This article will present the PCB design of the first prototype of the JellyfishOPP device. The design presented here is ordered as first prototype for testing.

JellyfishOPP PCB

JellyfishOPP is an open source, open hardware, programmable power supply and measurement device. The main page containing the description and links to all of the development updates can be found here: https://hyperglitch.com/jellyfish.
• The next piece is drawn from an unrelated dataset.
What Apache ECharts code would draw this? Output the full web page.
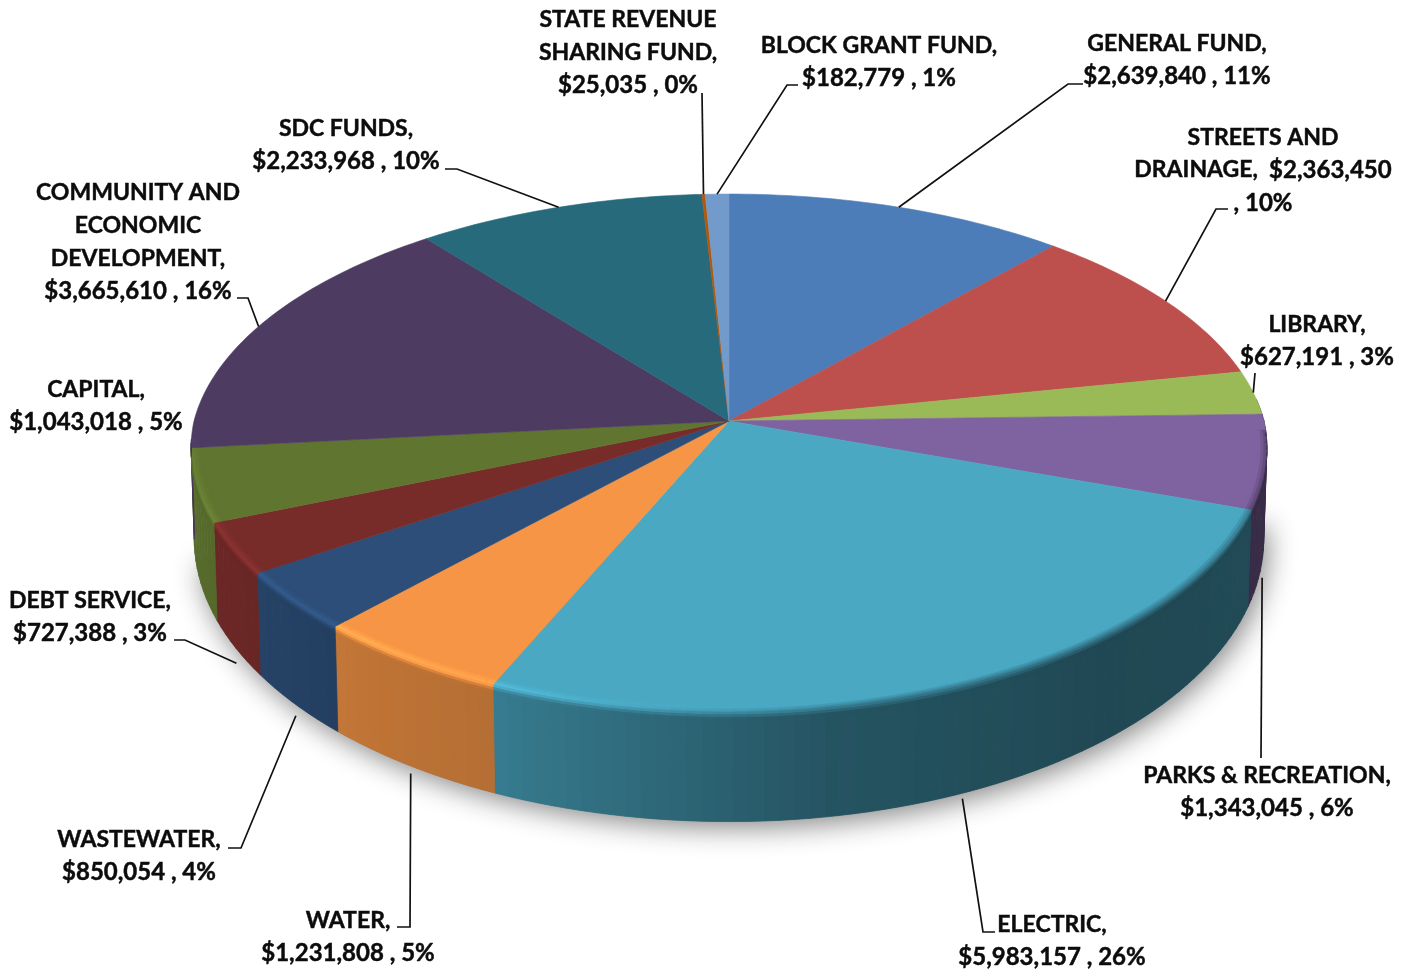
<!DOCTYPE html>
<html>
<head>
<meta charset="utf-8">
<title>Budget by fund</title>
<style>html,body{margin:0;padding:0;background:#fff}#chart{width:1412px;height:972px}</style>
<script src="https://cdn.jsdelivr.net/npm/echarts@6/dist/echarts.min.js"></script>
</head>
<body>
<div id="chart"></div>
<script>
// Fund budgets, clockwise from twelve o'clock.
const categories = ['GENERAL FUND,', 'STREETS AND\nDRAINAGE,', 'LIBRARY,', 'PARKS & RECREATION,', 'ELECTRIC,', 'WATER,', 'WASTEWATER,', 'DEBT SERVICE,', 'CAPITAL,', 'COMMUNITY AND\nECONOMIC\nDEVELOPMENT,', 'SDC FUNDS,', 'STATE REVENUE\nSHARING FUND,', 'BLOCK GRANT FUND,'];
const amounts = [2639840, 2363450, 627191, 1343045, 5983157, 1231808, 850054, 727388, 1043018, 3665610, 2233968, 25035, 182779];
const percents = [11, 10, 3, 6, 26, 5, 4, 3, 5, 16, 10, 0, 1];
const sliceColors = ['#4d7db8', '#bd4f4c', '#9aba58', '#7f62a0', '#4aa8c3', '#f59545', '#2c4e78', '#782c2a', '#5f7530', '#4d3b62', '#276a7c', '#b65708', '#729aca'];

// Projection of the disc: a unit circle through a perspective divide.
// The near half of the top face foreshortens a little less across than the far half.
const TOP = {cx: 729, cy: 421, bx: 535, by: 255, k: 0.1236, kNear: 0.103};
const BOTTOM = {cx: 729, cy: 510, bx: 532, by: 280, k: 0.1014, kNear: 0.1014};

// Label centres and the bends of their leader lines.
const labelCentres = [[1177, 60], [1263, 170], [1317, 341], [1267, 792], [1052, 941], [348, 937], [139, 856], [90, 617], [96, 406], [138, 242], [346, 145], [628, 52.7], [879, 61.5]];
const leaderBends = [[[1068, 84], [1083, 84]], [[1216, 209], [1228, 209]], [[1255, 373]], [[1261, 758]], [[983, 932], [995, 932]], [[410, 927], [397, 927]], [[241, 848], [228, 848]], [[185, 640], [174, 640]], null, [[248, 298], [237, 298]], [[457, 169], [445, 169]], [[702, 93]], [[787, 85], [798, 85]]];
// How far down the wall each leader starts: 0 is the top rim, 1 the bottom rim.
const leaderDrop = [0, 0, 0, 1.25, 1.05, 1.07, 1.11, 1.15, 0, 0, 0, 0, 0];

const total = amounts.reduce((a, b) => a + b, 0);
const RAD = Math.PI / 180;
const starts = [];
amounts.reduce((sum, v, i) => { starts[i] = sum / total * 360; return sum + v; }, 0);
const endOf = i => starts[i] + amounts[i] / total * 360;

function project(p, theta, r) {
  const u = Math.sin(theta * RAD) * r, v = -Math.cos(theta * RAD) * r;
  const dx = 1 - (v > 0 ? p.kNear : p.k) * v, dy = 1 - p.k * v;
  return [p.cx + p.bx * u / dx, p.cy + p.by * v / dy];
}
const lerp = (a, b, t) => [a[0] + (b[0] - a[0]) * t, a[1] + (b[1] - a[1]) * t];
const wall = (theta, r, t) => lerp(project(TOP, theta, r), project(BOTTOM, theta, r), t);
const hexRgb = h => [1, 3, 5].map(i => parseInt(h.substr(i, 2), 16));
const rgb = c => 'rgb(' + c.map(x => Math.max(0, Math.min(255, Math.round(x)))).join(',') + ')';
const table = (pts, x) => {
  if (x <= pts[0][0]) return pts[0][1];
  for (let i = 1; i < pts.length; i++) {
    if (x <= pts[i][0]) {
      const f = (x - pts[i - 1][0]) / (pts[i][0] - pts[i - 1][0]);
      return pts[i - 1][1] + (pts[i][1] - pts[i - 1][1]) * f;
    }
  }
  return pts[pts.length - 1][1];
};
// Wall brightness and rim highlight as the light moves round the disc.
const wallShade = th => table([[90, 0.45], [140, 0.43], [170, 0.5], [190, 0.64], [204, 0.74], [222, 0.79], [240, 0.88], [260, 0.92], [300, 0.92]], th);
const rimGlow = th => table([[165, 0], [200, 0.85], [220, 1], [250, 0.6], [275, 0.2], [300, 0]], th);

function segments(i, stepSize, lo, hi) {
  const a = Math.max(starts[i], lo), b = Math.min(endOf(i), hi);
  const out = [];
  if (b <= a) return out;
  const n = Math.ceil((b - a) / stepSize);
  for (let j = 0; j < n; j++) out.push([a + (b - a) * j / n, a + (b - a) * (j + 1) / n]);
  return out;
}

function renderWall(params) {
  const i = params.dataIndex, base = hexRgb(sliceColors[i]);
  const children = segments(i, 1.5, 85, 266).map(([a, b]) => {
    const f = wallShade((a + b) / 2);
    const c = rgb(base.map(x => x * f));
    return {type: 'polygon', shape: {points: [wall(a, 1, 0), wall(b, 1, 0), wall(b, 1, 1), wall(a, 1, 1)]}, style: {fill: c, stroke: c, lineWidth: 0.7}};
  });
  return {type: 'group', children};
}

function renderTop(params) {
  const i = params.dataIndex, c = sliceColors[i];
  const points = [[TOP.cx, TOP.cy]];
  const a = starts[i], b = endOf(i), n = Math.max(2, Math.ceil((b - a)));
  for (let j = 0; j <= n; j++) points.push(project(TOP, a + (b - a) * j / n, 1));
  return {type: 'polygon', shape: {points}, style: {fill: c, stroke: c, lineWidth: 0.6}};
}

// Rounded edge between the top face and the wall, built from thin strips.
const BEVEL_STRIPS = 8;
function bevelPoint(theta, s) {
  const r = Math.min(1, 0.978 + 0.044 * s);
  const t = Math.max(0, (s - 0.5) * 2 * 0.1);
  return wall(theta, r, t);
}
function renderBevel(params) {
  const i = params.dataIndex, base = hexRgb(sliceColors[i]);
  const children = [];
  segments(i, 1.5, 92, 266).forEach(([a, b]) => {
    const mid = (a + b) / 2, side = base.map(x => x * wallShade(mid)), glow = rimGlow(mid);
    for (let k = 0; k < BEVEL_STRIPS; k++) {
      const s0 = k / BEVEL_STRIPS, s1 = (k + 1) / BEVEL_STRIPS, s = (s0 + s1) / 2;
      const bump = Math.exp(-Math.pow((s - 0.48) / 0.2, 2));
      const mixAmt = Math.min(1, Math.max(0, (s - 0.2) / 0.6));
      const c = rgb(base.map((x, q) => (x + (side[q] - x) * mixAmt) * (1 + 0.3 * glow * bump)));
      children.push({type: 'polygon', shape: {points: [bevelPoint(a, s0), bevelPoint(b, s0), bevelPoint(b, s1), bevelPoint(a, s1)]}, style: {fill: c, stroke: c, lineWidth: 0.5}});
    }
  });
  return {type: 'group', children};
}

// Soft drop shadow under the disc; only the near half shows past the wall.
function renderShadow() {
  const points = [];
  for (let th = 92; th < 262; th += 2) points.push(project(BOTTOM, th, 1));
  return {type: 'polygon', shape: {points}, style: {fill: '#777', shadowBlur: 28, shadowColor: 'rgba(0,0,0,0.48)', shadowOffsetX: 4, shadowOffsetY: 6}};
}

function renderLeader(params) {
  const i = params.dataIndex, bends = leaderBends[i];
  if (!bends) return {type: 'group', children: []};
  const mid = (starts[i] + endOf(i)) / 2;
  const start = wall(mid, 1, leaderDrop[i]);
  return {type: 'polyline', shape: {points: [start].concat(bends)}, style: {stroke: '#111', lineWidth: 1.7, fill: null}};
}

const money = v => '$' + v.toLocaleString('en-US');
const nameLines = i => categories[i].split('\n').map(t => '{n|' + t + '}');
function labelText(i) {
  const lines = nameLines(i), pct = ', ' + percents[i] + '%', val = money(amounts[i]);
  if (categories[i].startsWith('STREETS')) {
    lines[lines.length - 1] += '{n|  }{v|' + val + '}';
    lines.push('{v|' + pct + '}');
  } else {
    lines.push('{v|' + val + ' ' + pct + '}');
  }
  return lines.join('\n');
}
const labelInk = {fill: '#0c0c0c', stroke: '#0c0c0c', lineWidth: 0.45, lineHeight: 32.8, align: 'center', verticalAlign: 'middle'};
function renderLabel(params) {
  const i = params.dataIndex;
  return {
    type: 'text',
    x: labelCentres[i][0], y: labelCentres[i][1],
    style: {
      text: labelText(i), align: 'center', verticalAlign: 'middle',
      rich: {
        n: Object.assign({font: 'bold 23px Lato, sans-serif'}, labelInk),
        v: Object.assign({font: 'bold 24px Lato, sans-serif'}, labelInk)
      }
    }
  };
}

const rows = amounts.map((v, i) => [i, v]);
const layer = (renderItem, z, data) => ({type: 'custom', coordinateSystem: 'none', renderItem, data: data || rows, z, silent: true, animation: false, clip: false});

const chart = echarts.init(document.getElementById('chart'), null, {renderer: 'canvas'});
chart.setOption({
  backgroundColor: '#fff',
  animation: false,
  series: [
    layer(renderShadow, 1, [[0]]),
    layer(renderWall, 2),
    layer(renderTop, 3),
    layer(renderBevel, 4),
    layer(renderLeader, 5),
    layer(renderLabel, 6)
  ]
});
</script>
</body>
</html>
Development of the device is funded by NLnet through the NGI0 Entrust fund. Learn more at the NLnet project page.

Overview

Although there are many components on the board and there are many sections, most of it is the standard stuff. There are few higher speed signal groups on the board:

  • USB2.0-HS signal (90Ω differential impedance to support high speed of 480MBit/s)
  • ULPI connection to MCU: 60MHz signals, trace length matched to +/-1mm and routed as (approximately) 50Ω tracks. The propagation speed is 50-70ps/cm and the recommendation for ULPI traces is to keep them all within 50ps (basically, allows for 10mm length difference).
  • QSPI connection between the MCU and FPGA
  • parallel interface between the FPGA and RAM (haven't length matched these but they are much slower than ULPI)
  • enhanced SPI between the FPGA and ADCs

There are also some sensitive analog signals on the board (current sensing, amplifiers) which I tried to move as far as possible from the noisy and fast switching parts and leave a lot of space between traces to minimize the crosstalk and induced noise.

Stackup

I went with 6-layer stackup (top/GND/signal/GND/power+GND/bottom) for the PCB:

  • top copper layer - most of the routing: power supplies, analog circuitry, ...
  • GND plane
  • signal plane - communication traces, control siggnals
  • GND plane
  • power plane + GND fills
  • bottom copper layer - mostly some "slow" signals crossing the whole board

layer 1 layer 2 layer 3 layer 4 layer 5 layer 6 stackup

Even though everything theoretically could fit into 4-layers (I was using 4 layers almost until the end and until I started routing power tracks) the signal integrity wouldn't be that good and many of the higher speed traces wouldn't have the nice ground return path. With six layers pretty much all of the traces have a continuous ground plane in the adjacent layer.

Other PCBs

Besides the main board, there are three other PCBs: front panel, back panel and UI support PCB. Front and UI boards are 2-layer boards with just a few components and back panel is 4-layer (to avoid traces on the back side) and it contains the output stage MOSFETs.

front back ui

Main board preparation

KiKit is used to separate all the boards into separate files and to generate the Gerber files. After separatingg the boards I manually exported the required production files for the boards.

The main board in total contains 780 SMD components and 10 THT ones with 91 unique parts overall.

Price/Assembly/Order

After finishing the schematic I feared that the, due to everything I threw on the PCB, BOM cost would be really high. In the end, after finalizing the BOM, while it is quite high, it's actually a bit lower than I initially expected. The cost of the BOM, if ordered directly from Mouser, was about 300€ for one device or around 230€ for 10 pieces (all without VAT). There's a lot of space for improvement here but the idea is to start testing with this to get some "ground zero" results before doing further optimizations (I already added some possible optimizations to be tested, for example a MUX on ADC input which can remove the need for second ADC).

Even though I really wanted to produce the PCBs in Europe, pricewise it was just too expensive. First few quotes I got were around 4k€+VAT for one board, with lead times of 5+ weeks, which is way too much. Eurocircuits really was a nice surprise here as their total price for assmbly and components of this board was around 1700€ and, based on few previous orders, they really do great work. Aisler unfortunately doesn't produce 6-layer boards any more (although I'm not sure I would go with them as, even though I really wanted to like them and gave them a few chances, every time there were some issues, delays and unresponsiveness from their side). But the quality of their work is great.

I also got two quotes from fab houses from China. PCBWay quoted $1200 and 30 days lead time and PCBgogo quoted $950 (shipping included) with 17 days lead time. JLCPCB has really good price for 6-layer PCBs but their assembly service is mainly for use with their own stock - although is possible to order external components, with this number of components the total price would probably be quite high.

In the end I decided to go with PCBgogo. I haven't used them before but based on their social media posts I'm pretty sure it will be ok.

For the other three PCBs (front and back panel, UI support) I will go with JLCPCB and do the assembly myself as those are quite simple boards with just a few components.

Files

All of the files are available in the GitLab repository and can be downloaded from there.